◆ Stored data:
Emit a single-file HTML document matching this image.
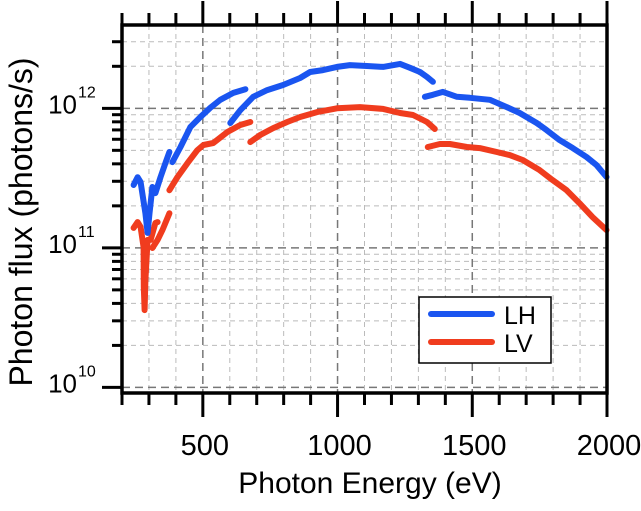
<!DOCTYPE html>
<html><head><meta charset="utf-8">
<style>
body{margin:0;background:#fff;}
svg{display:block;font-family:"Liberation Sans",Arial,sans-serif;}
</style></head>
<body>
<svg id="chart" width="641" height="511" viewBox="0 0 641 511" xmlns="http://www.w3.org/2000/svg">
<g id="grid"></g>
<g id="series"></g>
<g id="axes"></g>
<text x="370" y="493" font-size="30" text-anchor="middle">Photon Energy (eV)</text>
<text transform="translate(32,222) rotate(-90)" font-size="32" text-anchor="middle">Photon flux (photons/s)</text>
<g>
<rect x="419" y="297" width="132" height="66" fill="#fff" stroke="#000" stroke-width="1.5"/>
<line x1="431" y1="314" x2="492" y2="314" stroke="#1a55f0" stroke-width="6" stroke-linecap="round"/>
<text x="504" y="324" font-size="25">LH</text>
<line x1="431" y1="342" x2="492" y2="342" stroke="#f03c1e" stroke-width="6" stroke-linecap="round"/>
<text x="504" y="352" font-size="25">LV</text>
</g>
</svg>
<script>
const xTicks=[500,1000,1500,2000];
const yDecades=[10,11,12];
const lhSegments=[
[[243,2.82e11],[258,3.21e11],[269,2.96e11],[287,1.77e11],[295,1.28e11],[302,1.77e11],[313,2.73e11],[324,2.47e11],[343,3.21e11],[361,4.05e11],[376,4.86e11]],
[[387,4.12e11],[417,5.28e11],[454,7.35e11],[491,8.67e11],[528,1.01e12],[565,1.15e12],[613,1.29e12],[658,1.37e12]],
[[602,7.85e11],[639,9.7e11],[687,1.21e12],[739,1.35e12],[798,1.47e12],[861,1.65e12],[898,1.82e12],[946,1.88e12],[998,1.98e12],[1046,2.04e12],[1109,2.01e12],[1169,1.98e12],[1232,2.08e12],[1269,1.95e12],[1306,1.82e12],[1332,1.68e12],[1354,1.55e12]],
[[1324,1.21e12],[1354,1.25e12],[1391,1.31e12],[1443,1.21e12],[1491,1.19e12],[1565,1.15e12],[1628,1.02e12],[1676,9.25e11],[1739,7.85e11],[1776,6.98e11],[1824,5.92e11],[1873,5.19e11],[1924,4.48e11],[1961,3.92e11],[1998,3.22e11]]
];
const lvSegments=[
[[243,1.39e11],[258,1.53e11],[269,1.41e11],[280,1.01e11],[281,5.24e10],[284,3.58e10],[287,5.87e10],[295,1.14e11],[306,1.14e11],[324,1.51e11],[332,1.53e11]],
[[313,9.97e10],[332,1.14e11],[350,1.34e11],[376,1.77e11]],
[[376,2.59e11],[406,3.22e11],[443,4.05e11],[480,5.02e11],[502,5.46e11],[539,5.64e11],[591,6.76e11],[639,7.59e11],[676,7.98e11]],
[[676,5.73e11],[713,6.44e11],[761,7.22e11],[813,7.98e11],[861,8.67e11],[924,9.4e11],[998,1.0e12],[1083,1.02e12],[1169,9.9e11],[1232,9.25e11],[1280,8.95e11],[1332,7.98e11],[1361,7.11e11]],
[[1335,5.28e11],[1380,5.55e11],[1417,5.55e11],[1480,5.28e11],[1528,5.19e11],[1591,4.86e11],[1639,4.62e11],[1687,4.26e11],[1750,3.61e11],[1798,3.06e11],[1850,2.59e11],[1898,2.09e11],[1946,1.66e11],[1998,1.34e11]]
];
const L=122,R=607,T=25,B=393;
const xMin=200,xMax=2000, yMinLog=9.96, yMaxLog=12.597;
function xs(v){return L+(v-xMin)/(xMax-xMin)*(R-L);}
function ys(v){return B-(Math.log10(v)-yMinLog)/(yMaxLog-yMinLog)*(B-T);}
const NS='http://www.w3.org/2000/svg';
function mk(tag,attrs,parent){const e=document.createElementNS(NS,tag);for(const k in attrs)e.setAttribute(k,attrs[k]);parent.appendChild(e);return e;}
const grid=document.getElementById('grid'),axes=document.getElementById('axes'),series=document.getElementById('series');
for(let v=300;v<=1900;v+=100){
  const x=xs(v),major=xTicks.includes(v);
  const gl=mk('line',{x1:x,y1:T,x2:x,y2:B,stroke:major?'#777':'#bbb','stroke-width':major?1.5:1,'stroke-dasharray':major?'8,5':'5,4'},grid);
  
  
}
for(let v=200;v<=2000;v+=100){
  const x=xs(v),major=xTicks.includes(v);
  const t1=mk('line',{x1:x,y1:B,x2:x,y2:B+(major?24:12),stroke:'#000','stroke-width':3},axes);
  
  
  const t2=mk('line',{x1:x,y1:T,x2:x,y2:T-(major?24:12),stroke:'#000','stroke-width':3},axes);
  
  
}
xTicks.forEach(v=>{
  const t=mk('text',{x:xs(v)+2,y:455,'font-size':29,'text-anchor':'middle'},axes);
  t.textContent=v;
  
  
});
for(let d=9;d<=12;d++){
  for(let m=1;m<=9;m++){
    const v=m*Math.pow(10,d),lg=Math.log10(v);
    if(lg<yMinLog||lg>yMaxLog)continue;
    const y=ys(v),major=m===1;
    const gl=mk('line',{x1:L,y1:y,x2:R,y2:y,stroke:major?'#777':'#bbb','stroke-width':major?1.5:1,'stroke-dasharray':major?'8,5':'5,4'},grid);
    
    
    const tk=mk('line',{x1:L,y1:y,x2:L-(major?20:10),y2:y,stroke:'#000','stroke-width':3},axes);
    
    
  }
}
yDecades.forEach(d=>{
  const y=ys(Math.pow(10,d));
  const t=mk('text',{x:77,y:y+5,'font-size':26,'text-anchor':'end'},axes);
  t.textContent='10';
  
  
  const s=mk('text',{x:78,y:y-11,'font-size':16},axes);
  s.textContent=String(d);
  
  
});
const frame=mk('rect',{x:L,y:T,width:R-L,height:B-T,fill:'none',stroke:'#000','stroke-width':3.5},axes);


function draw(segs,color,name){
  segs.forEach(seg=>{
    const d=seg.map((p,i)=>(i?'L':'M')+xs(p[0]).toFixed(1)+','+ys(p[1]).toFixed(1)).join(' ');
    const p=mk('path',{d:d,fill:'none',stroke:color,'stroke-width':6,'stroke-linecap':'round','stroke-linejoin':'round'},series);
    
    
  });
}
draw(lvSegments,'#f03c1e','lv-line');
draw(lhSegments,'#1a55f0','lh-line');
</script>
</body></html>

◆ To do: Your task is an exact transcription of all the data, minus the pictures.

◆ Exercise answer:
Emit a single-file HTML document matching this image.
<!DOCTYPE html>
<html><head><meta charset="utf-8">
<style>
body{margin:0;background:#fff;}
svg{display:block;font-family:"Liberation Sans",Arial,sans-serif;}
</style></head>
<body>
<svg id="chart" width="641" height="511" viewBox="0 0 641 511" xmlns="http://www.w3.org/2000/svg">
<g id="grid"></g>
<g id="series"></g>
<g id="axes"></g>
<text x="370" y="493" font-size="30" text-anchor="middle">Photon Energy (eV)</text>
<text transform="translate(32,222) rotate(-90)" font-size="32" text-anchor="middle">Photon flux (photons/s)</text>
<g>
<rect x="419" y="297" width="132" height="66" fill="#fff" stroke="#000" stroke-width="1.5"/>
<line x1="431" y1="314" x2="492" y2="314" stroke="#1a55f0" stroke-width="6" stroke-linecap="round"/>
<text x="504" y="324" font-size="25">LH</text>
<line x1="431" y1="342" x2="492" y2="342" stroke="#f03c1e" stroke-width="6" stroke-linecap="round"/>
<text x="504" y="352" font-size="25">LV</text>
</g>
</svg>
<script>
const xTicks=[500,1000,1500,2000];
const yDecades=[10,11,12];
const lhSegments=[
[[243,2.82e11],[258,3.21e11],[269,2.96e11],[287,1.77e11],[295,1.28e11],[302,1.77e11],[313,2.73e11],[324,2.47e11],[343,3.21e11],[361,4.05e11],[376,4.86e11]],
[[387,4.12e11],[417,5.28e11],[454,7.35e11],[491,8.67e11],[528,1.01e12],[565,1.15e12],[613,1.29e12],[658,1.37e12]],
[[602,7.85e11],[639,9.7e11],[687,1.21e12],[739,1.35e12],[798,1.47e12],[861,1.65e12],[898,1.82e12],[946,1.88e12],[998,1.98e12],[1046,2.04e12],[1109,2.01e12],[1169,1.98e12],[1232,2.08e12],[1269,1.95e12],[1306,1.82e12],[1332,1.68e12],[1354,1.55e12]],
[[1324,1.21e12],[1354,1.25e12],[1391,1.31e12],[1443,1.21e12],[1491,1.19e12],[1565,1.15e12],[1628,1.02e12],[1676,9.25e11],[1739,7.85e11],[1776,6.98e11],[1824,5.92e11],[1873,5.19e11],[1924,4.48e11],[1961,3.92e11],[1998,3.22e11]]
];
const lvSegments=[
[[243,1.39e11],[258,1.53e11],[269,1.41e11],[280,1.01e11],[281,5.24e10],[284,3.58e10],[287,5.87e10],[295,1.14e11],[306,1.14e11],[324,1.51e11],[332,1.53e11]],
[[313,9.97e10],[332,1.14e11],[350,1.34e11],[376,1.77e11]],
[[376,2.59e11],[406,3.22e11],[443,4.05e11],[480,5.02e11],[502,5.46e11],[539,5.64e11],[591,6.76e11],[639,7.59e11],[676,7.98e11]],
[[676,5.73e11],[713,6.44e11],[761,7.22e11],[813,7.98e11],[861,8.67e11],[924,9.4e11],[998,1.0e12],[1083,1.02e12],[1169,9.9e11],[1232,9.25e11],[1280,8.95e11],[1332,7.98e11],[1361,7.11e11]],
[[1335,5.28e11],[1380,5.55e11],[1417,5.55e11],[1480,5.28e11],[1528,5.19e11],[1591,4.86e11],[1639,4.62e11],[1687,4.26e11],[1750,3.61e11],[1798,3.06e11],[1850,2.59e11],[1898,2.09e11],[1946,1.66e11],[1998,1.34e11]]
];
const L=122,R=607,T=25,B=393;
const xMin=200,xMax=2000, yMinLog=9.96, yMaxLog=12.597;
function xs(v){return L+(v-xMin)/(xMax-xMin)*(R-L);}
function ys(v){return B-(Math.log10(v)-yMinLog)/(yMaxLog-yMinLog)*(B-T);}
const NS='http://www.w3.org/2000/svg';
function mk(tag,attrs,parent){const e=document.createElementNS(NS,tag);for(const k in attrs)e.setAttribute(k,attrs[k]);parent.appendChild(e);return e;}
const grid=document.getElementById('grid'),axes=document.getElementById('axes'),series=document.getElementById('series');
for(let v=300;v<=1900;v+=100){
  const x=xs(v),major=xTicks.includes(v);
  const gl=mk('line',{x1:x,y1:T,x2:x,y2:B,stroke:major?'#777':'#bbb','stroke-width':major?1.5:1,'stroke-dasharray':major?'8,5':'5,4'},grid);
  
  
}
for(let v=200;v<=2000;v+=100){
  const x=xs(v),major=xTicks.includes(v);
  const t1=mk('line',{x1:x,y1:B,x2:x,y2:B+(major?24:12),stroke:'#000','stroke-width':3},axes);
  
  
  const t2=mk('line',{x1:x,y1:T,x2:x,y2:T-(major?24:12),stroke:'#000','stroke-width':3},axes);
  
  
}
xTicks.forEach(v=>{
  const t=mk('text',{x:xs(v)+2,y:455,'font-size':29,'text-anchor':'middle'},axes);
  t.textContent=v;
  
  
});
for(let d=9;d<=12;d++){
  for(let m=1;m<=9;m++){
    const v=m*Math.pow(10,d),lg=Math.log10(v);
    if(lg<yMinLog||lg>yMaxLog)continue;
    const y=ys(v),major=m===1;
    const gl=mk('line',{x1:L,y1:y,x2:R,y2:y,stroke:major?'#777':'#bbb','stroke-width':major?1.5:1,'stroke-dasharray':major?'8,5':'5,4'},grid);
    
    
    const tk=mk('line',{x1:L,y1:y,x2:L-(major?20:10),y2:y,stroke:'#000','stroke-width':3},axes);
    
    
  }
}
yDecades.forEach(d=>{
  const y=ys(Math.pow(10,d));
  const t=mk('text',{x:77,y:y+5,'font-size':26,'text-anchor':'end'},axes);
  t.textContent='10';
  
  
  const s=mk('text',{x:78,y:y-11,'font-size':16},axes);
  s.textContent=String(d);
  
  
});
const frame=mk('rect',{x:L,y:T,width:R-L,height:B-T,fill:'none',stroke:'#000','stroke-width':3.5},axes);


function draw(segs,color,name){
  segs.forEach(seg=>{
    const d=seg.map((p,i)=>(i?'L':'M')+xs(p[0]).toFixed(1)+','+ys(p[1]).toFixed(1)).join(' ');
    const p=mk('path',{d:d,fill:'none',stroke:color,'stroke-width':6,'stroke-linecap':'round','stroke-linejoin':'round'},series);
    
    
  });
}
draw(lvSegments,'#f03c1e','lv-line');
draw(lhSegments,'#1a55f0','lh-line');
</script>
</body></html>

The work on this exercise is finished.